O profissionalismo na gestão das marcas Ucrânia e Zelensky não parece acaso.

Em 2003 ele fundou com amigos a produtora Kvartal 95 e construiu uma carreira respeitada como diretor artístico de programas de entretenimento. Uma das produções foi Servant of the People, que o ajudou a chegar à Presidência com 73% dos votos em 2019.

A mulher, Olena, era roteirista da produtora. O casal entende de narrativa. Ela também anda pelo mundo participando de eventos para garantir apoio à Ucrânia invadida.

O resultado se traduz em números. Uma pesquisa do Instituto de Sociologia de Kiev revelou em dezembro que 84% dos ucranianos confiam em Zelensky, três vezes mais do que no ano anterior.
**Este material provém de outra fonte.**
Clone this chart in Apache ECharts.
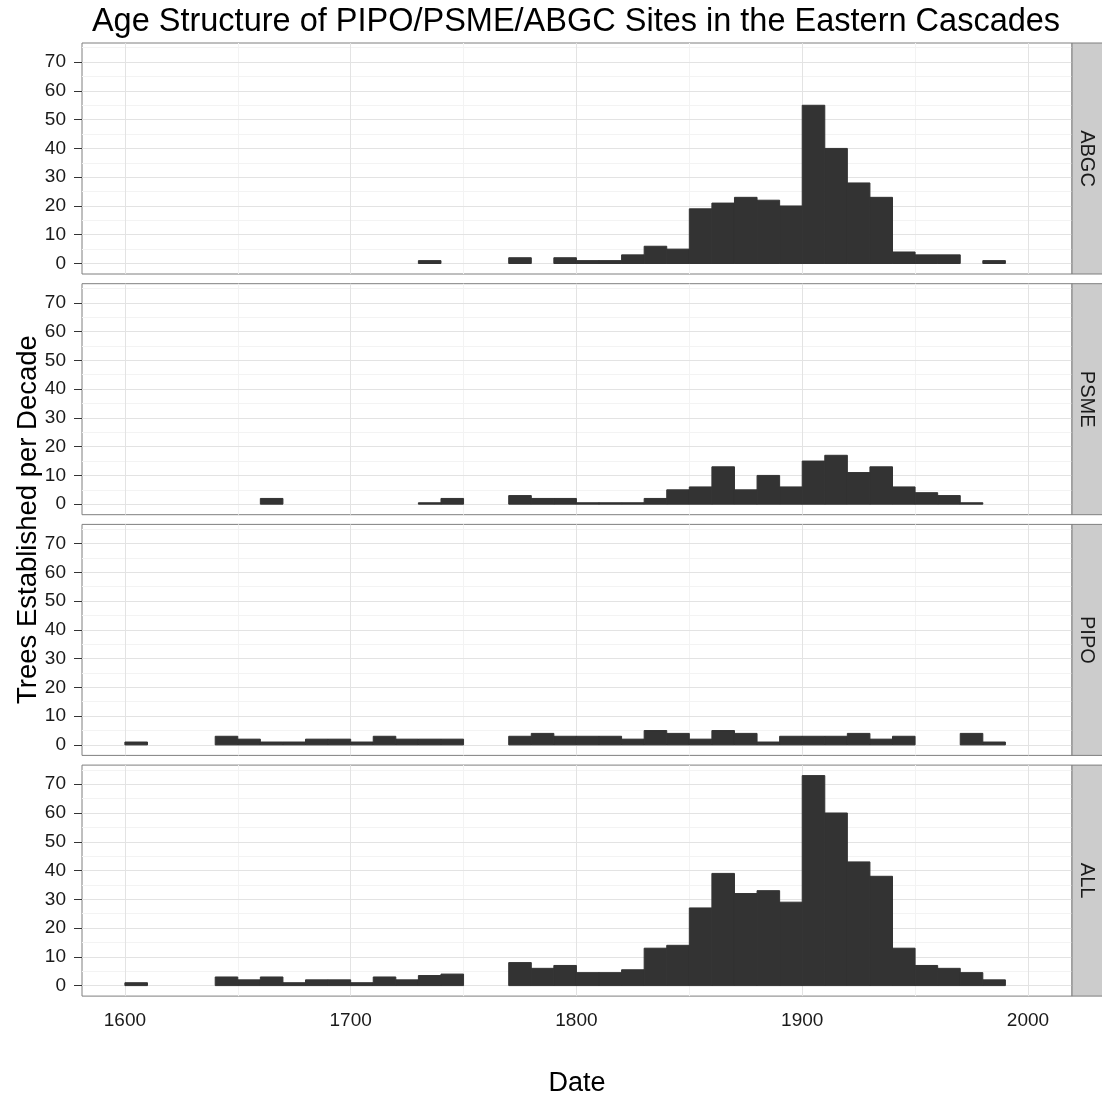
<!DOCTYPE html>
<html>
<head>
<meta charset="utf-8">
<title>Age Structure of PIPO/PSME/ABGC Sites in the Eastern Cascades</title>
<script src="https://cdn.jsdelivr.net/npm/echarts@6/dist/echarts.min.js"></script>
<style>
  html, body { margin: 0; padding: 0; background: #ffffff; }
  #chart { width: 1102px; height: 1099px; }
</style>
</head>
<body>
<div id="chart"></div>
<script>
// Decade bins (start year of each 10-year bin)
const decades = [1600, 1610, 1620, 1630, 1640, 1650, 1660, 1670, 1680, 1690,
                 1700, 1710, 1720, 1730, 1740, 1750, 1760, 1770, 1780, 1790,
                 1800, 1810, 1820, 1830, 1840, 1850, 1860, 1870, 1880, 1890,
                 1900, 1910, 1920, 1930, 1940, 1950, 1960, 1970, 1980, 1990];
const binWidth = 10;

// Trees established per decade, by species
const abgc = [0, 0, 0, 0, 0, 0, 0, 0, 0, 0,
              0, 0, 0, 1, 0, 0, 0, 2, 0, 2,
              1, 1, 3, 6, 5, 19, 21, 23, 22, 20,
              55, 40, 28, 23, 4, 3, 3, 0, 1, 0];
const psme = [0, 0, 0, 0, 0, 0, 2, 0, 0, 0,
              0, 0, 0, 0.5, 2, 0, 0, 3, 2, 2,
              0.5, 0.5, 0.5, 2, 5, 6, 13, 5, 10, 6,
              15, 17, 11, 13, 6, 4, 3, 0.5, 0, 0];
const pipo = [1, 0, 0, 0, 3, 2, 1, 1, 2, 2,
              1, 3, 2, 2, 2, 0, 0, 3, 4, 3,
              3, 3, 2, 5, 4, 2, 5, 4, 1, 3,
              3, 3, 4, 2, 3, 0, 0, 4, 1, 0];
const allSpecies = [1, 0, 0, 0, 3, 2, 3, 1, 2, 2,
                    1, 3, 2, 3.5, 4, 0, 0, 8, 6, 7,
                    4.5, 4.5, 5.5, 13, 14, 27, 39, 32, 33, 29,
                    73, 60, 43, 38, 13, 7, 6, 4.5, 2, 0];

const panelNames = ['ABGC', 'PSME', 'PIPO', 'ALL'];
const panelValues = [abgc, psme, pipo, allSpecies];

// Axis breaks
const xTicks = [1600, 1700, 1800, 1900, 2000];
const xMinor = [1650, 1750, 1850, 1950];
const yTicks = [0, 10, 20, 30, 40, 50, 60, 70];
const yMinor = [5, 15, 25, 35, 45, 55, 65, 75];

// Layout
const FONT = "'Liberation Sans', Arial, sans-serif";
const PANEL_LEFT = 82;
const PANEL_RIGHT = 1072;
const PANEL_TOP = 43;
const PANEL_H = 231;
const PANEL_STEP = 240.7;
const X_MIN = 1581, X_MAX = 2019.5;
const Y_MIN = -3.65, Y_MAX = 76.65;
const BAR_COLOR = '#333333';

const chart = echarts.init(document.getElementById('chart'), null, { renderer: 'canvas' });

// One histogram bin: a rectangle from [start, 0] to [end, count]
function renderBin(params, api) {
  const start = api.value(0), end = api.value(1), v = api.value(2);
  const base = api.coord([start, 0]);
  const top = api.coord([end, v]);
  return {
    type: 'rect',
    shape: { x: base[0], y: top[1], width: top[0] - base[0], height: base[1] - top[1] },
    style: { fill: BAR_COLOR, stroke: BAR_COLOR, lineWidth: 1 }
  };
}

function gridLines() {
  const minor = '#F3F3F3', major = '#E3E3E3';
  return [].concat(
    xMinor.map(v => ({ xAxis: v, lineStyle: { color: minor } })),
    yMinor.map(v => ({ yAxis: v, lineStyle: { color: minor } })),
    xTicks.map(v => ({ xAxis: v, lineStyle: { color: major } })),
    yTicks.map(v => ({ yAxis: v, lineStyle: { color: major } }))
  );
}

const plainNumber = v => String(v);
const grids = [], xAxes = [], yAxes = [], series = [], graphics = [];

panelNames.forEach((name, i) => {
  const top = PANEL_TOP + i * PANEL_STEP;
  const last = i === panelNames.length - 1;
  grids.push({
    left: PANEL_LEFT, top: top, width: PANEL_RIGHT - PANEL_LEFT, height: PANEL_H,
    show: true, backgroundColor: '#ffffff', borderColor: '#7F7F7F', borderWidth: 1
  });
  xAxes.push({
    gridIndex: i, type: 'value', min: X_MIN, max: X_MAX,
    axisLine: { show: false },
    splitLine: { show: false },
    axisTick: last ? { show: true, length: 8, customValues: xTicks, lineStyle: { color: '#333333' } } : { show: false },
    axisLabel: last ? { show: true, customValues: xTicks, formatter: plainNumber, fontSize: 19, color: '#1A1A1A', margin: 15, fontFamily: FONT } : { show: false }
  });
  yAxes.push({
    gridIndex: i, type: 'value', min: Y_MIN, max: Y_MAX,
    axisLine: { show: false },
    splitLine: { show: false },
    axisTick: { show: true, length: 8, customValues: yTicks, lineStyle: { color: '#333333' } },
    axisLabel: { show: true, customValues: yTicks, formatter: plainNumber, fontSize: 19, color: '#1A1A1A', margin: 16, fontFamily: FONT }
  });
  const vals = panelValues[i];
  const data = [];
  decades.forEach((d, k) => { if (vals[k] > 0) data.push([d, d + binWidth, vals[k]]); });
  series.push({
    type: 'custom', name: name, xAxisIndex: i, yAxisIndex: i, z: 3,
    renderItem: renderBin, encode: { x: [0, 1], y: 2 }, data: data,
    silent: true,
    markLine: {
      silent: true, symbol: 'none', z: 1, animation: false,
      label: { show: false }, emphasis: { disabled: true },
      lineStyle: { type: 'solid', width: 1 },
      data: gridLines()
    }
  });
  // facet strip on the right
  graphics.push({
    type: 'rect', z: 10,
    shape: { x: PANEL_RIGHT, y: top, width: 40, height: PANEL_H },
    style: { fill: '#CCCCCC', stroke: '#7F7F7F', lineWidth: 1 }
  });
  graphics.push({
    type: 'text', z: 11, x: 1087, y: top + PANEL_H / 2, rotation: -Math.PI / 2,
    style: { text: name, font: '20px ' + FONT, fill: '#1A1A1A', align: 'center', verticalAlign: 'middle' }
  });
});

// Titles
graphics.push({
  type: 'text', z: 11, x: (PANEL_LEFT + PANEL_RIGHT) / 2 - 1, y: 22,
  style: { text: 'Age Structure of PIPO/PSME/ABGC Sites in the Eastern Cascades', font: '32.5px ' + FONT, fill: '#000000', align: 'center', verticalAlign: 'middle' }
});
graphics.push({
  type: 'text', z: 11, x: (PANEL_LEFT + PANEL_RIGHT) / 2, y: 1084,
  style: { text: 'Date', font: '27px ' + FONT, fill: '#000000', align: 'center', verticalAlign: 'middle' }
});
graphics.push({
  type: 'text', z: 11, x: 28, y: PANEL_TOP + (3 * PANEL_STEP + PANEL_H) / 2, rotation: Math.PI / 2,
  style: { text: 'Trees Established per Decade', font: '27.5px ' + FONT, fill: '#000000', align: 'center', verticalAlign: 'middle' }
});

chart.setOption({
  animation: false,
  backgroundColor: '#ffffff',
  grid: grids,
  xAxis: xAxes,
  yAxis: yAxes,
  series: series,
  graphic: { elements: graphics }
});
</script>
</body>
</html>
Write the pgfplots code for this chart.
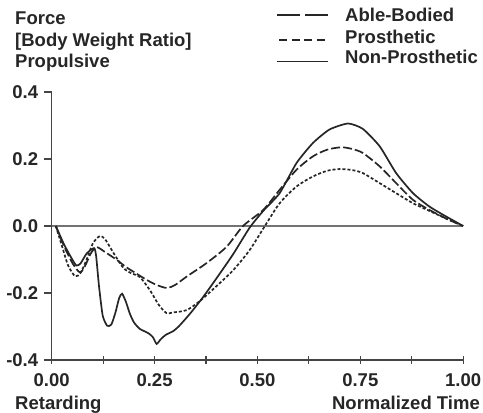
\documentclass[border=0pt]{standalone}
\usepackage{pgfplots}
\pgfplotsset{compat=1.18}
\usepackage{fontspec}
\setmainfont{Liberation Sans}

\definecolor{ink}{HTML}{262626}
\definecolor{axisgray}{HTML}{444444}

\begin{document}
\begin{tikzpicture}[font=\fontsize{18.5}{21}\selectfont\bfseries]
\path[use as bounding box] (0,0) rectangle (483pt,413pt);

\begin{axis}[
  scale only axis,
  at={(51.7pt,53pt)}, anchor=south west,
  width=411.5pt, height=268pt,
  xmin=0, xmax=1, ymin=-0.4, ymax=0.4,
  axis x line=bottom, axis y line=left,
  axis line style={-, line width=1.2pt, draw=axisgray},
  clip=false,
  xtick={0,0.25,0.5,0.75,1},
  minor xtick={0.125,0.375,0.625,0.875},
  ytick={-0.4,-0.2,0,0.2,0.4},
  x tick style={line width=1.1pt, draw=axisgray},
  y tick style={line width=1.1pt, draw=axisgray},
  xtick align=center, ytick align=outside,
  major tick length=8pt, minor tick length=8pt,
  tick label style={font=\fontsize{18.5}{21}\selectfont\bfseries, text=ink},
  /pgf/number format/assume math mode=true,
  x tick label style={/pgf/number format/fixed, /pgf/number format/fixed zerofill, /pgf/number format/precision=2, yshift=-6pt},
  y tick label style={/pgf/number format/fixed, /pgf/number format/fixed zerofill, /pgf/number format/precision=1, xshift=-2pt},
]

% zero line
\addplot[line width=1.3pt, draw=black!55] coordinates {(0,0) (1,0)};

% Able-Bodied (long dash)
\addplot[ink, line width=1.7pt, smooth, tension=0.45, dash pattern=on 9pt off 3pt] coordinates {
(0.01,0) (0.03,-0.06) (0.05,-0.11) (0.068,-0.138) (0.08,-0.122) (0.095,-0.082)
(0.109,-0.063) (0.13,-0.078) (0.158,-0.101) (0.18,-0.122) (0.198,-0.136)
(0.231,-0.161) (0.255,-0.176) (0.28,-0.185) (0.30,-0.176) (0.328,-0.151)
(0.376,-0.111) (0.425,-0.062) (0.465,0.0) (0.514,0.048) (0.554,0.108)
(0.595,0.168) (0.635,0.208) (0.67,0.228) (0.704,0.235) (0.73,0.230)
(0.756,0.218) (0.797,0.178) (0.837,0.128) (0.878,0.078) (0.918,0.048)
(0.959,0.022) (1.0,0)
};

% Prosthetic (short dash)
\addplot[ink, line width=1.7pt, smooth, tension=0.45, dash pattern=on 3pt off 2pt] coordinates {
(0.01,0) (0.025,-0.06) (0.04,-0.118) (0.057,-0.150) (0.07,-0.140) (0.085,-0.100)
(0.10,-0.052) (0.117,-0.030) (0.13,-0.040) (0.15,-0.080) (0.174,-0.125)
(0.195,-0.142) (0.214,-0.152) (0.239,-0.192) (0.26,-0.235) (0.279,-0.260)
(0.295,-0.258) (0.328,-0.251) (0.36,-0.224) (0.40,-0.180) (0.441,-0.132)
(0.481,-0.072) (0.518,0.0) (0.554,0.068) (0.595,0.118) (0.635,0.148)
(0.67,0.165) (0.70,0.170) (0.73,0.167) (0.756,0.158) (0.797,0.128)
(0.837,0.098) (0.878,0.068) (0.918,0.045) (0.959,0.022) (1.0,0)
};

% Non-Prosthetic (solid)
\addplot[ink, line width=1.7pt, smooth, tension=0.35] coordinates {
(0.01,0) (0.03,-0.055) (0.05,-0.10) (0.06,-0.118) (0.07,-0.112) (0.085,-0.082)
(0.103,-0.066) (0.108,-0.09) (0.115,-0.18) (0.124,-0.268) (0.135,-0.298)
(0.145,-0.294) (0.155,-0.258) (0.164,-0.215) (0.171,-0.202) (0.18,-0.225)
(0.19,-0.262) (0.20,-0.288) (0.214,-0.307) (0.235,-0.320) (0.246,-0.332)
(0.255,-0.352) (0.265,-0.338) (0.277,-0.325) (0.295,-0.314) (0.31,-0.298)
(0.336,-0.262) (0.368,-0.212) (0.40,-0.157) (0.441,-0.084) (0.481,-0.005)
(0.514,0.045) (0.554,0.098) (0.595,0.188) (0.635,0.248) (0.675,0.288)
(0.72,0.306) (0.756,0.290) (0.797,0.238) (0.837,0.158) (0.878,0.098)
(0.918,0.058) (0.959,0.028) (1.0,0)
};
\end{axis}

% y-axis title, top left
\node[anchor=base west, text=ink, inner sep=0pt] at (15pt,388pt) {Force};
\node[anchor=base west, text=ink, inner sep=0pt] at (15pt,366.5pt) {[Body Weight Ratio]};
\node[anchor=base west, text=ink, inner sep=0pt] at (15pt,345pt) {Propulsive};

% legend
\draw[ink, line width=1.4pt, dash pattern=on 23pt off 5pt] (277pt,398pt) -- (328pt,398pt);
\draw[ink, line width=1.4pt, dash pattern=on 8pt off 4.5pt] (279pt,373pt) -- (328pt,373pt);
\draw[ink, line width=1.4pt] (277pt,351.3pt) -- (328pt,351.3pt);
\node[anchor=base west, text=ink, inner sep=0pt] at (345pt,391.3pt) {Able-Bodied};
\node[anchor=base west, text=ink, inner sep=0pt] at (345pt,369.7pt) {Prosthetic};
\node[anchor=base west, text=ink, inner sep=0pt] at (345pt,349.7pt) {Non-Prosthetic};

% x-axis captions
\node[anchor=base west, text=ink, inner sep=0pt] at (15pt,3pt) {Retarding};
\node[anchor=base east, text=ink, inner sep=0pt] at (480pt,3pt) {Normalized Time};
\end{tikzpicture}
\end{document}
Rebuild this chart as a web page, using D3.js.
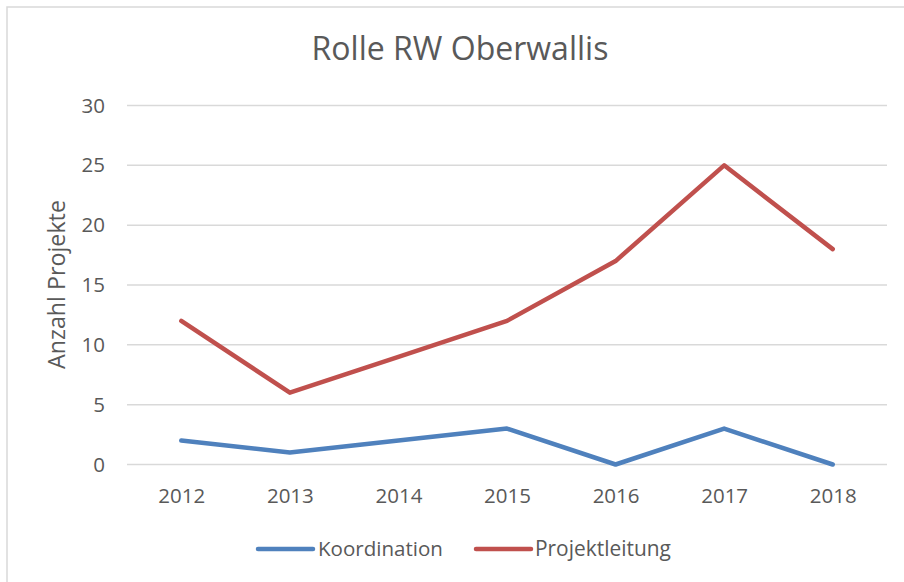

Também em dezembro, a empresa de pesquisas britânica YouGov listou o presidente da Ucrânia como o segundo político estrangeiro mais admirado no país, com 62% de aprovação, perdendo apenas para Barack Obama.

Zelensky tem obstáculos a contornar. O recente escândalo de corrupção no exército, que culminou com afastamento de chefes militares, é uma preocupação para quem se elegeu com discurso anticorrupção.

Sua nova lei de mídia irritou organizações de defesa da liberdade de imprensa, que viram risco de censura a jornalistas e veículos críticos.

Por enquanto, nada disso “grudou” nele. O capital de imagem acumulado no primeiro ano da guerra será valioso para neutralizar os atuais e futuros problemas.